What is required: Of the lines in the listing, how many include the string "that"? Write the number and nothing else.

>> begin Dataset entries

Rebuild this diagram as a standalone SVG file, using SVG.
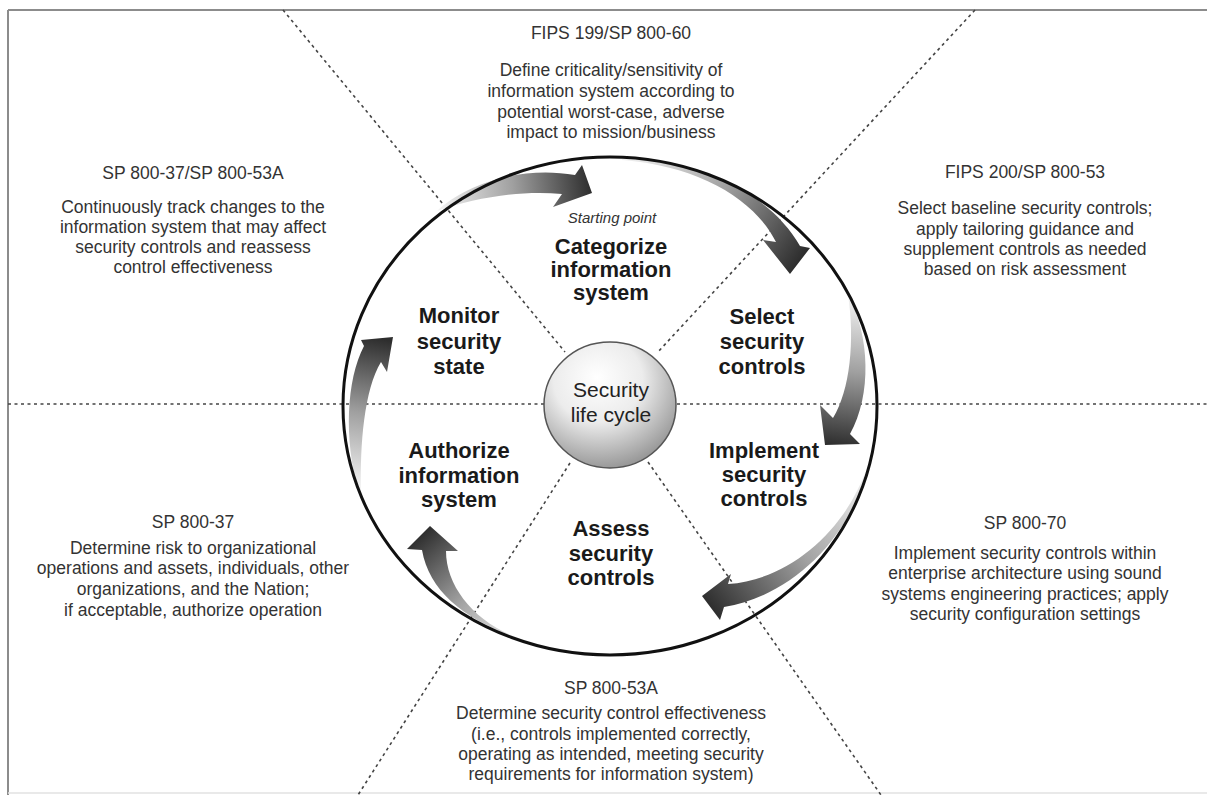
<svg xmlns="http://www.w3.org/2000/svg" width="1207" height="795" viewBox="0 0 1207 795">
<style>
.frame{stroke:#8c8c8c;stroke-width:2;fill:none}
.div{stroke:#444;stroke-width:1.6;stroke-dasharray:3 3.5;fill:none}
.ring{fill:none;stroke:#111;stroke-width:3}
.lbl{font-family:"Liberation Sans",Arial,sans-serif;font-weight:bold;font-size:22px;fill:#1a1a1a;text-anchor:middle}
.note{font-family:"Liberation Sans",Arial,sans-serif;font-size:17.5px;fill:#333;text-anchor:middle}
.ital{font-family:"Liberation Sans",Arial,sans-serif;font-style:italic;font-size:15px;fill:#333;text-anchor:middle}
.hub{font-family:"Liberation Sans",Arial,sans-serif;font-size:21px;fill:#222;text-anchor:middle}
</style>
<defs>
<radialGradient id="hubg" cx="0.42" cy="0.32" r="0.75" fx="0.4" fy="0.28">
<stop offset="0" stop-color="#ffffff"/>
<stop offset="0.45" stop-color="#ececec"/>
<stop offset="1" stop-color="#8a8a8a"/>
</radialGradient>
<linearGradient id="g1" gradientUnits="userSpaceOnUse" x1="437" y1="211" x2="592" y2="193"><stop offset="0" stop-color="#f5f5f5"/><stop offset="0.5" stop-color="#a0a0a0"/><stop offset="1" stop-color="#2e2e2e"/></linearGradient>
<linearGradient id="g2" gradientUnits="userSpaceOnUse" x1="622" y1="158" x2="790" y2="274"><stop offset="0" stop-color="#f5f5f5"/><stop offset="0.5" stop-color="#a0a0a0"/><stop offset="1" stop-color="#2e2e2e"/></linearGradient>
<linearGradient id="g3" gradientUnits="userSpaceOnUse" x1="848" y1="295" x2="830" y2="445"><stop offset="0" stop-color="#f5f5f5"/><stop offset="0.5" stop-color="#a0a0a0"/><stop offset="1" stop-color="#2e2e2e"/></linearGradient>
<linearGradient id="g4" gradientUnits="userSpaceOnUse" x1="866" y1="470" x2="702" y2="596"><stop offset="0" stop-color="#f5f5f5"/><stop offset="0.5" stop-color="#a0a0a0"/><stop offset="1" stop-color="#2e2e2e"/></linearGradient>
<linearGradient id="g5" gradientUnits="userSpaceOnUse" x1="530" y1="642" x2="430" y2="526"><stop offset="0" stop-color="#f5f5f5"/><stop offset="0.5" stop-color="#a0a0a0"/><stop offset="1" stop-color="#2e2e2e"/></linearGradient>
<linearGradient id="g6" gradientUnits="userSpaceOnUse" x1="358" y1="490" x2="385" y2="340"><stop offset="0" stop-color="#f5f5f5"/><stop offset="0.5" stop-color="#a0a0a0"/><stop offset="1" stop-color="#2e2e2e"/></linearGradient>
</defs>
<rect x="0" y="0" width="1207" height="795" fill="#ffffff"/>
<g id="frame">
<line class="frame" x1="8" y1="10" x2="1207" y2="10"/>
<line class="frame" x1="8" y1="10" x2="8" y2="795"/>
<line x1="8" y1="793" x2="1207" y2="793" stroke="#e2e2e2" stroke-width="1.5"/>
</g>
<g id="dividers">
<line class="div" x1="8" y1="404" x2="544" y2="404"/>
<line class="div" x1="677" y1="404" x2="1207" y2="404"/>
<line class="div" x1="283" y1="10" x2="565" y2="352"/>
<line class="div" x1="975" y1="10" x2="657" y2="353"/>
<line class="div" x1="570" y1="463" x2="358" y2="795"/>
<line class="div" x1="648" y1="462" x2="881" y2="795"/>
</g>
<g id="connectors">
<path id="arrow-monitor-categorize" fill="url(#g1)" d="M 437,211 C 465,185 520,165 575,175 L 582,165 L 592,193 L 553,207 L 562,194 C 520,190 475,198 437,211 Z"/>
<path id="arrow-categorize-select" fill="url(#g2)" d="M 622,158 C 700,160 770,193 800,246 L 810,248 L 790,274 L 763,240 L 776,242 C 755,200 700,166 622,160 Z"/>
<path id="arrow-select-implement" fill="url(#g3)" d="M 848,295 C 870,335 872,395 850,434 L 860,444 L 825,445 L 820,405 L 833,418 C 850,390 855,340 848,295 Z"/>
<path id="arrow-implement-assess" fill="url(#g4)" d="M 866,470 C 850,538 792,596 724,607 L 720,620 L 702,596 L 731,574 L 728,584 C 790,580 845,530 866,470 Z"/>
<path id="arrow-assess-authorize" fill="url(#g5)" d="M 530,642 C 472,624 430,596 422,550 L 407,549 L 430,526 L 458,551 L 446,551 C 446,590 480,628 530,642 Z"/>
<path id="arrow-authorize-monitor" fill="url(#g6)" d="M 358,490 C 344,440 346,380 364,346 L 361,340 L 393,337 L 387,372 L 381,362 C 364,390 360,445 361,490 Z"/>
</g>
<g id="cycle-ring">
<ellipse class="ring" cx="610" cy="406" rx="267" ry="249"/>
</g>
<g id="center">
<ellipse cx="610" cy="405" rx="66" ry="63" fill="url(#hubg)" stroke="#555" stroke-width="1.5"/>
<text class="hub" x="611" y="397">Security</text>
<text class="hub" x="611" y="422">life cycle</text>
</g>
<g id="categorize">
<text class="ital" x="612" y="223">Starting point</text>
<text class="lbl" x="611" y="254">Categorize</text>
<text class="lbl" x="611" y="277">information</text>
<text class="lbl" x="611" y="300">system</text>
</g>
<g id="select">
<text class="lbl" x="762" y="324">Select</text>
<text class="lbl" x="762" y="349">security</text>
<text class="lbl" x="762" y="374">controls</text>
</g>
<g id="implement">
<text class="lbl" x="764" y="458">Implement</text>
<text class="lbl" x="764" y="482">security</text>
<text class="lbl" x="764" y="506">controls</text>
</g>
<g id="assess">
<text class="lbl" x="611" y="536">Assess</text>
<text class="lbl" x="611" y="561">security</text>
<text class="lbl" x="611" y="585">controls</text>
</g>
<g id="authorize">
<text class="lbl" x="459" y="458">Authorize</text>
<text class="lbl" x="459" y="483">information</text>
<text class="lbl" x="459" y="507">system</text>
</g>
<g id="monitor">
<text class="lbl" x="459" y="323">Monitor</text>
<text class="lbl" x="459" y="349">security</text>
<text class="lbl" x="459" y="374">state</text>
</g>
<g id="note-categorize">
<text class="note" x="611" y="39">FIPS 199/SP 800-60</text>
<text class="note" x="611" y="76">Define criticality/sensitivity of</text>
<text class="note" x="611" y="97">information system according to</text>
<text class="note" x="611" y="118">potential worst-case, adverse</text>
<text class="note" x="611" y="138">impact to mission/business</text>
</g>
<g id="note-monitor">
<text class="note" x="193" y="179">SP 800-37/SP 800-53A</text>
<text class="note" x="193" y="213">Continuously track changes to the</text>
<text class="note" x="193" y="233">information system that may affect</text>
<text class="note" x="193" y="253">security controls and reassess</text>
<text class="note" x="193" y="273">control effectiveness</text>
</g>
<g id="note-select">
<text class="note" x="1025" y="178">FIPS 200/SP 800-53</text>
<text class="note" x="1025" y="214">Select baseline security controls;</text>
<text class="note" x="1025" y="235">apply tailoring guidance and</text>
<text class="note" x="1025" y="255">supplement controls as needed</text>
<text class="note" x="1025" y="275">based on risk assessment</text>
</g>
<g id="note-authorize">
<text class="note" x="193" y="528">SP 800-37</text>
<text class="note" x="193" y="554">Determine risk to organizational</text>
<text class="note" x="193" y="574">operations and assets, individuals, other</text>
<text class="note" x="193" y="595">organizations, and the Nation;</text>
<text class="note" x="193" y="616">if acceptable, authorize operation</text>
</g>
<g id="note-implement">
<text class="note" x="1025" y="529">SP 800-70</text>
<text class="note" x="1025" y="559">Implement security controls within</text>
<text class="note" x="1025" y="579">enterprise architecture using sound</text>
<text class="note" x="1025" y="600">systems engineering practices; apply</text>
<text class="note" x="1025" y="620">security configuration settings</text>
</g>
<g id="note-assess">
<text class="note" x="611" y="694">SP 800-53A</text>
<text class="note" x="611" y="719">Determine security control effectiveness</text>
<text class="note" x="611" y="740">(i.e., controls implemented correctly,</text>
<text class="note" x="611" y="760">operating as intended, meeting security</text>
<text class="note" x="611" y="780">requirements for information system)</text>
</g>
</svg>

>> end Dataset entries
>> begin Dataset entries

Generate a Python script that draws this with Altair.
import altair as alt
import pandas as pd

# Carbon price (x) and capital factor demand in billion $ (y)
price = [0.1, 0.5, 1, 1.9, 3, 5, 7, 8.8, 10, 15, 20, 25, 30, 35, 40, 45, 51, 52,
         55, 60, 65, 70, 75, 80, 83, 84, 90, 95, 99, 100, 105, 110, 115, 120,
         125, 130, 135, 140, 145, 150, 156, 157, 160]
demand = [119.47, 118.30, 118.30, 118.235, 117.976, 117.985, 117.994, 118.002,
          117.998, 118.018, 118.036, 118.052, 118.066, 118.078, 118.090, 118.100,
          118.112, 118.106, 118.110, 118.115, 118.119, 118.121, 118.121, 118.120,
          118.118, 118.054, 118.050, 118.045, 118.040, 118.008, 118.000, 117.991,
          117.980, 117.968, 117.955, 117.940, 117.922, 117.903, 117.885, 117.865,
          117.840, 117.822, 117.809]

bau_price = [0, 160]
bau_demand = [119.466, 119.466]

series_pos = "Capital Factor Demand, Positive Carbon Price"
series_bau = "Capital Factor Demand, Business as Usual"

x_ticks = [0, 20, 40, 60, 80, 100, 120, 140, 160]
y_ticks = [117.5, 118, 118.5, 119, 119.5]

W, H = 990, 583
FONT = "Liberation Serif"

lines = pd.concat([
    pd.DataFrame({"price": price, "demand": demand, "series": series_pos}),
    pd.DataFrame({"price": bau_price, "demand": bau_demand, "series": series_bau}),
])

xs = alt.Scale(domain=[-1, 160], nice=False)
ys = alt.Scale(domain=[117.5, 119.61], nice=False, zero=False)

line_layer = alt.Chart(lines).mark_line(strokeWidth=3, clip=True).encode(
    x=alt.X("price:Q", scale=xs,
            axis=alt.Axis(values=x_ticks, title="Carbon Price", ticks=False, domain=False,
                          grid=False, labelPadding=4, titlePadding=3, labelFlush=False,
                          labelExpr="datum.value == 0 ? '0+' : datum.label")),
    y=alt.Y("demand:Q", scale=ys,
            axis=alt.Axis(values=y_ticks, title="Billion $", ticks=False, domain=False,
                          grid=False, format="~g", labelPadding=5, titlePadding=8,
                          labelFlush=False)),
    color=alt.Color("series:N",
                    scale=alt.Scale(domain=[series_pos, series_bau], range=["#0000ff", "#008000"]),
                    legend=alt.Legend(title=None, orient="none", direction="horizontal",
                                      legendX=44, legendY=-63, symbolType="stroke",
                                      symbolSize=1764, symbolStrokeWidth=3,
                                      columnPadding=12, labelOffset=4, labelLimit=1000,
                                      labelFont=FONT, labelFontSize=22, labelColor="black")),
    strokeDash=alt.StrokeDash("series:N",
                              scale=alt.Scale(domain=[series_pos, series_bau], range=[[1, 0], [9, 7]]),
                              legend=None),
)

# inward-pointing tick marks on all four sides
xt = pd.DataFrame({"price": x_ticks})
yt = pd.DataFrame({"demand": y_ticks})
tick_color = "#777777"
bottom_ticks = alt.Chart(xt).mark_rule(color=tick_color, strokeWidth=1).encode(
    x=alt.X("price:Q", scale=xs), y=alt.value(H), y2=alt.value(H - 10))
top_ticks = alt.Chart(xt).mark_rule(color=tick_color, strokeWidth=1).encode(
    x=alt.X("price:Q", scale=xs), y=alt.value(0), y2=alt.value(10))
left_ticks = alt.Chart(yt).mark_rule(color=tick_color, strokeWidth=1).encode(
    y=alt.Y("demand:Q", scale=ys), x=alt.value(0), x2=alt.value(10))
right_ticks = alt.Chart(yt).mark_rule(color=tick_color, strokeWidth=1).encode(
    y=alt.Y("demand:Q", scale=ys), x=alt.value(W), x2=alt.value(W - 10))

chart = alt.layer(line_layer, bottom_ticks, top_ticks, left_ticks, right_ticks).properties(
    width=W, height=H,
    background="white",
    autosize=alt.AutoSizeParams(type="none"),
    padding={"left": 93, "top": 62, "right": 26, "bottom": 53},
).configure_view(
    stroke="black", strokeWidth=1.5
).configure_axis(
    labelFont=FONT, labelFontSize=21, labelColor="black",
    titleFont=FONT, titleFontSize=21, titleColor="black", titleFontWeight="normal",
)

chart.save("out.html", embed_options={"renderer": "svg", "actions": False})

>> end Dataset entries
>> begin Dataset entries

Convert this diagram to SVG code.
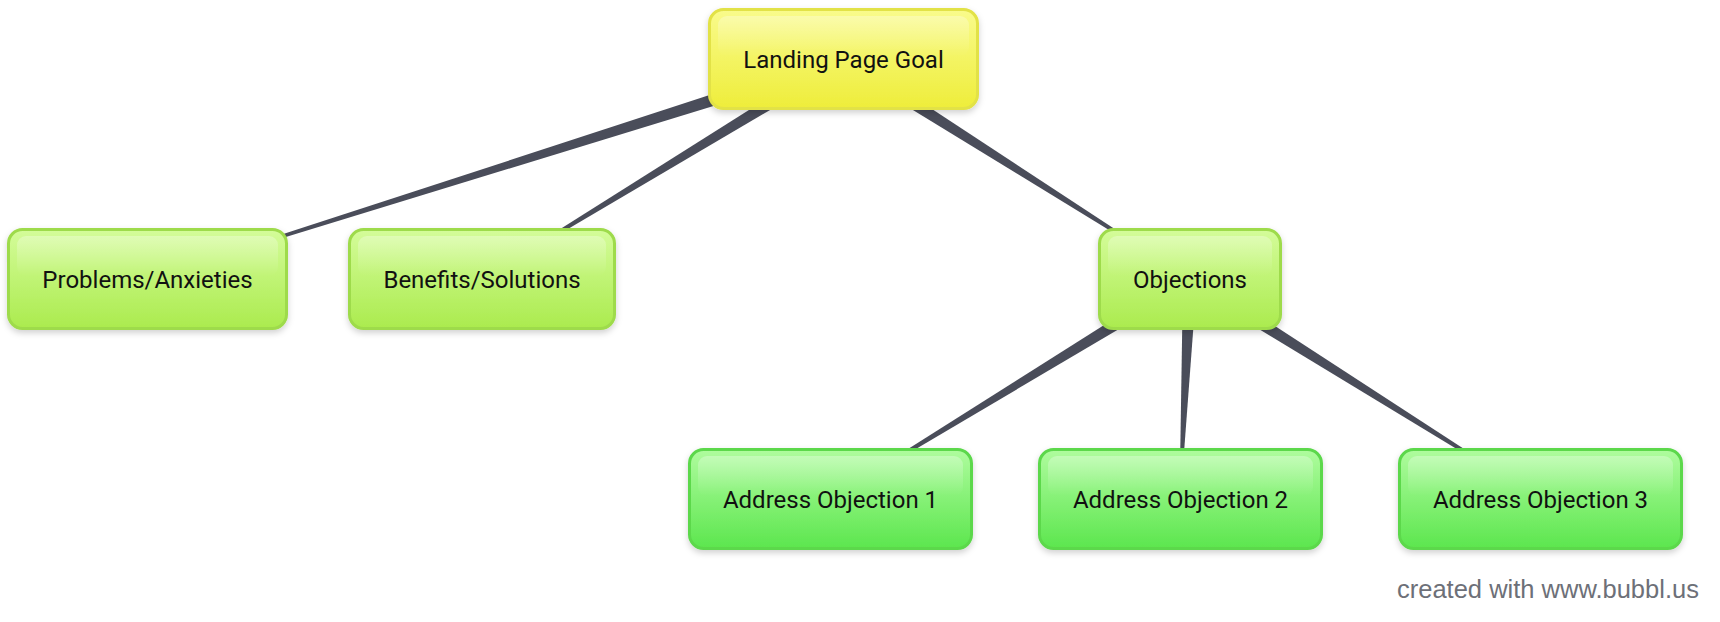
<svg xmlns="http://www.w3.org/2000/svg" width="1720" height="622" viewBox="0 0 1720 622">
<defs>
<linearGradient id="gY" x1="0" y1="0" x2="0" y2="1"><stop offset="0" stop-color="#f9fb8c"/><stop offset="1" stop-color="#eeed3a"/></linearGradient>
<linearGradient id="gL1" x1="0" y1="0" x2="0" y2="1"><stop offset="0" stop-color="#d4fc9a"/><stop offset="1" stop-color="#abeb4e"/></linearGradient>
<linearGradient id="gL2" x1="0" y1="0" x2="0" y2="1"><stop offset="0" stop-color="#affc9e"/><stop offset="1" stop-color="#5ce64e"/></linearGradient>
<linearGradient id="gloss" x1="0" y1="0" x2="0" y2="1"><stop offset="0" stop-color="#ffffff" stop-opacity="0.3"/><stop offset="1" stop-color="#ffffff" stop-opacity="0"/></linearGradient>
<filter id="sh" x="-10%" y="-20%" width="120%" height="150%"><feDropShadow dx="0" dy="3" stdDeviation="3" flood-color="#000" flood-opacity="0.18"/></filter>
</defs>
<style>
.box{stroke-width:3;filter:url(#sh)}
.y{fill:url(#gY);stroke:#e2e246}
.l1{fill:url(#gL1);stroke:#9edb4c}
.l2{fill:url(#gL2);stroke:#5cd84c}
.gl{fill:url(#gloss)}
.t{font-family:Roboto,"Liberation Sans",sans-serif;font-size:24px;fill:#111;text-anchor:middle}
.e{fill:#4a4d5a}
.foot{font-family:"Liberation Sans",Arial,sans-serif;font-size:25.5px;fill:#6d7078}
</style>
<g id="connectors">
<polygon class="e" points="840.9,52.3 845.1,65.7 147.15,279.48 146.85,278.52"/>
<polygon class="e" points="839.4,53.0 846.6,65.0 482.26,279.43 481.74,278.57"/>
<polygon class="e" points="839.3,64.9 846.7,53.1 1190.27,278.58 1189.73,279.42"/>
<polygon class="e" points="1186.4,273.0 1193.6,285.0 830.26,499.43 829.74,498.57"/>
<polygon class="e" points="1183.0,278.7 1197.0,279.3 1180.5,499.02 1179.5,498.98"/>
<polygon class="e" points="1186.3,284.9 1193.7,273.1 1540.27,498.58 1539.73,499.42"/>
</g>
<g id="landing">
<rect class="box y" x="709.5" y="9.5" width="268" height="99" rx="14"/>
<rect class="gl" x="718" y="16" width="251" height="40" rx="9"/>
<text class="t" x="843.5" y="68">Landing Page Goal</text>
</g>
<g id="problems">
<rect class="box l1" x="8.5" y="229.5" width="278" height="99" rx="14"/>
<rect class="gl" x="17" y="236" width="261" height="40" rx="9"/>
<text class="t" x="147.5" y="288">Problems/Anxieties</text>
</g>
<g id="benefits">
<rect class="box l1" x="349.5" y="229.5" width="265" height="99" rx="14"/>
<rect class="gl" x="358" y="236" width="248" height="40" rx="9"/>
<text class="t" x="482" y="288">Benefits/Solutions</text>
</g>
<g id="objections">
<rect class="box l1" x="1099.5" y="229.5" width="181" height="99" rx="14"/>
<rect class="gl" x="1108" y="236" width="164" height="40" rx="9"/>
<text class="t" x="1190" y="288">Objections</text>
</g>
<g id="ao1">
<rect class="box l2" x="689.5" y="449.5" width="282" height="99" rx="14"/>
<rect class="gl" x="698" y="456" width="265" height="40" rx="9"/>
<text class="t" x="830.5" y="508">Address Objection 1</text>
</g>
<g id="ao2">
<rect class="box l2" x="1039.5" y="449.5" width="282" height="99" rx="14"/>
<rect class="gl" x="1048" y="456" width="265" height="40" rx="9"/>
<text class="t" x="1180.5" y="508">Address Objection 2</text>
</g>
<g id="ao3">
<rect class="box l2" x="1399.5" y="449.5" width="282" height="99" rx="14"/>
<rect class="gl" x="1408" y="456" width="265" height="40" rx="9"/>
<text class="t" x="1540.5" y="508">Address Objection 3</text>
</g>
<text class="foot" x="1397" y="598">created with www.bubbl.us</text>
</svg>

>> end Dataset entries

Reply: 2